# PROBLEM DETAILS
With the pictures left out, copy the listing below exactly.

# COLLECTED DATA
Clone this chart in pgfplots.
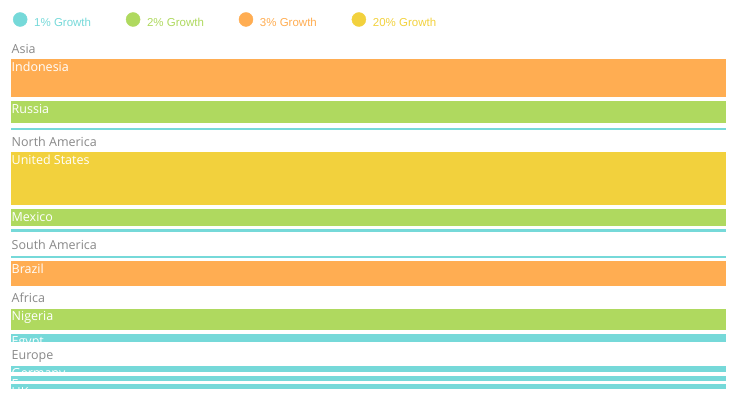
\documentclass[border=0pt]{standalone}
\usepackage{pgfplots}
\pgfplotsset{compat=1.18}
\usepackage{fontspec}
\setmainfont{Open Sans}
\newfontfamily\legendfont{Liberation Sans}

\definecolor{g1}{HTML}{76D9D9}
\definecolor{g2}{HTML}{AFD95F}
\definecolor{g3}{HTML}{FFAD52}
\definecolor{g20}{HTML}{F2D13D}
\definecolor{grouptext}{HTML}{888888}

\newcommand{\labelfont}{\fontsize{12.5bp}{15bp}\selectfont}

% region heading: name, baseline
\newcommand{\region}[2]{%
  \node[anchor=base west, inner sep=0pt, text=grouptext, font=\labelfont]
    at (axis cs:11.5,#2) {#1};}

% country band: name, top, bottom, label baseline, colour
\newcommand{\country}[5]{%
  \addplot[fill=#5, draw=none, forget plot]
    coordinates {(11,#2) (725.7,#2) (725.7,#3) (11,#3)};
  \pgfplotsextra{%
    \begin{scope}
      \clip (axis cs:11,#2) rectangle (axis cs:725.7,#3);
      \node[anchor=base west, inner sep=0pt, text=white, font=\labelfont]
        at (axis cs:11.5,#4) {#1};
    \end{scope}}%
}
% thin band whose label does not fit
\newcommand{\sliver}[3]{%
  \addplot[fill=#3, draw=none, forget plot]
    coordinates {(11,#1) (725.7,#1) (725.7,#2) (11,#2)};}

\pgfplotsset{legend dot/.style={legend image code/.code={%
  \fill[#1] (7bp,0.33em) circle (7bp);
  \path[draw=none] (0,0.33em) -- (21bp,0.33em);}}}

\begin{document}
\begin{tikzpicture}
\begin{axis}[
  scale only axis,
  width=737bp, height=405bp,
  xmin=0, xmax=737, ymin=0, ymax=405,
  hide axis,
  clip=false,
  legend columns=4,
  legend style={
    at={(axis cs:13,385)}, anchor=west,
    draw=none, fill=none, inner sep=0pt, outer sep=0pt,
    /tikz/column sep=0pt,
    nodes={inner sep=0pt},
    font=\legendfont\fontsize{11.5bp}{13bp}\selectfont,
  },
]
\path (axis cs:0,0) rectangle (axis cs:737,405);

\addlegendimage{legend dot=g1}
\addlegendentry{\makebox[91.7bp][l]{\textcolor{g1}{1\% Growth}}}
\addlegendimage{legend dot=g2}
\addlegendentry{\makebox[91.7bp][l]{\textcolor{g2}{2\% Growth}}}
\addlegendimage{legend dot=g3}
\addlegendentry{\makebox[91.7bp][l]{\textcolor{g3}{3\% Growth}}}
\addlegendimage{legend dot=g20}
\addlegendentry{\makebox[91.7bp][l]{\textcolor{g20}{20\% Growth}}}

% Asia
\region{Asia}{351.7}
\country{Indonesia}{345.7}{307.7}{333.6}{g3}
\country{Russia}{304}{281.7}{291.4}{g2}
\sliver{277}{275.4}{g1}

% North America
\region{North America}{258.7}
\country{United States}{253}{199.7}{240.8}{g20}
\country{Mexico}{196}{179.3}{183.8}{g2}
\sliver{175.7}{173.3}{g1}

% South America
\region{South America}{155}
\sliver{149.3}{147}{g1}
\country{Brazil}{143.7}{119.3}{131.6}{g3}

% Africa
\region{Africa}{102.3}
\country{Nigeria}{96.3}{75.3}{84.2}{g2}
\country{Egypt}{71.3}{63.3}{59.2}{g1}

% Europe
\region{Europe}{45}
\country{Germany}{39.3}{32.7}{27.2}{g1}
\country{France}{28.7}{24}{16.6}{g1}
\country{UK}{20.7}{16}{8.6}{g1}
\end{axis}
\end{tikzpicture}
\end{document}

# CORRECT ANSWER
Clone this chart in pgfplots.
\documentclass[border=0pt]{standalone}
\usepackage{pgfplots}
\pgfplotsset{compat=1.18}
\usepackage{fontspec}
\setmainfont{Open Sans}
\newfontfamily\legendfont{Liberation Sans}

\definecolor{g1}{HTML}{76D9D9}
\definecolor{g2}{HTML}{AFD95F}
\definecolor{g3}{HTML}{FFAD52}
\definecolor{g20}{HTML}{F2D13D}
\definecolor{grouptext}{HTML}{888888}

\newcommand{\labelfont}{\fontsize{12.5bp}{15bp}\selectfont}

% region heading: name, baseline
\newcommand{\region}[2]{%
  \node[anchor=base west, inner sep=0pt, text=grouptext, font=\labelfont]
    at (axis cs:11.5,#2) {#1};}

% country band: name, top, bottom, label baseline, colour
\newcommand{\country}[5]{%
  \addplot[fill=#5, draw=none, forget plot]
    coordinates {(11,#2) (725.7,#2) (725.7,#3) (11,#3)};
  \pgfplotsextra{%
    \begin{scope}
      \clip (axis cs:11,#2) rectangle (axis cs:725.7,#3);
      \node[anchor=base west, inner sep=0pt, text=white, font=\labelfont]
        at (axis cs:11.5,#4) {#1};
    \end{scope}}%
}
% thin band whose label does not fit
\newcommand{\sliver}[3]{%
  \addplot[fill=#3, draw=none, forget plot]
    coordinates {(11,#1) (725.7,#1) (725.7,#2) (11,#2)};}

\pgfplotsset{legend dot/.style={legend image code/.code={%
  \fill[#1] (7bp,0.33em) circle (7bp);
  \path[draw=none] (0,0.33em) -- (21bp,0.33em);}}}

\begin{document}
\begin{tikzpicture}
\begin{axis}[
  scale only axis,
  width=737bp, height=405bp,
  xmin=0, xmax=737, ymin=0, ymax=405,
  hide axis,
  clip=false,
  legend columns=4,
  legend style={
    at={(axis cs:13,385)}, anchor=west,
    draw=none, fill=none, inner sep=0pt, outer sep=0pt,
    /tikz/column sep=0pt,
    nodes={inner sep=0pt},
    font=\legendfont\fontsize{11.5bp}{13bp}\selectfont,
  },
]
\path (axis cs:0,0) rectangle (axis cs:737,405);

\addlegendimage{legend dot=g1}
\addlegendentry{\makebox[91.7bp][l]{\textcolor{g1}{1\% Growth}}}
\addlegendimage{legend dot=g2}
\addlegendentry{\makebox[91.7bp][l]{\textcolor{g2}{2\% Growth}}}
\addlegendimage{legend dot=g3}
\addlegendentry{\makebox[91.7bp][l]{\textcolor{g3}{3\% Growth}}}
\addlegendimage{legend dot=g20}
\addlegendentry{\makebox[91.7bp][l]{\textcolor{g20}{20\% Growth}}}

% Asia
\region{Asia}{351.7}
\country{Indonesia}{345.7}{307.7}{333.6}{g3}
\country{Russia}{304}{281.7}{291.4}{g2}
\sliver{277}{275.4}{g1}

% North America
\region{North America}{258.7}
\country{United States}{253}{199.7}{240.8}{g20}
\country{Mexico}{196}{179.3}{183.8}{g2}
\sliver{175.7}{173.3}{g1}

% South America
\region{South America}{155}
\sliver{149.3}{147}{g1}
\country{Brazil}{143.7}{119.3}{131.6}{g3}

% Africa
\region{Africa}{102.3}
\country{Nigeria}{96.3}{75.3}{84.2}{g2}
\country{Egypt}{71.3}{63.3}{59.2}{g1}

% Europe
\region{Europe}{45}
\country{Germany}{39.3}{32.7}{27.2}{g1}
\country{France}{28.7}{24}{16.6}{g1}
\country{UK}{20.7}{16}{8.6}{g1}
\end{axis}
\end{tikzpicture}
\end{document}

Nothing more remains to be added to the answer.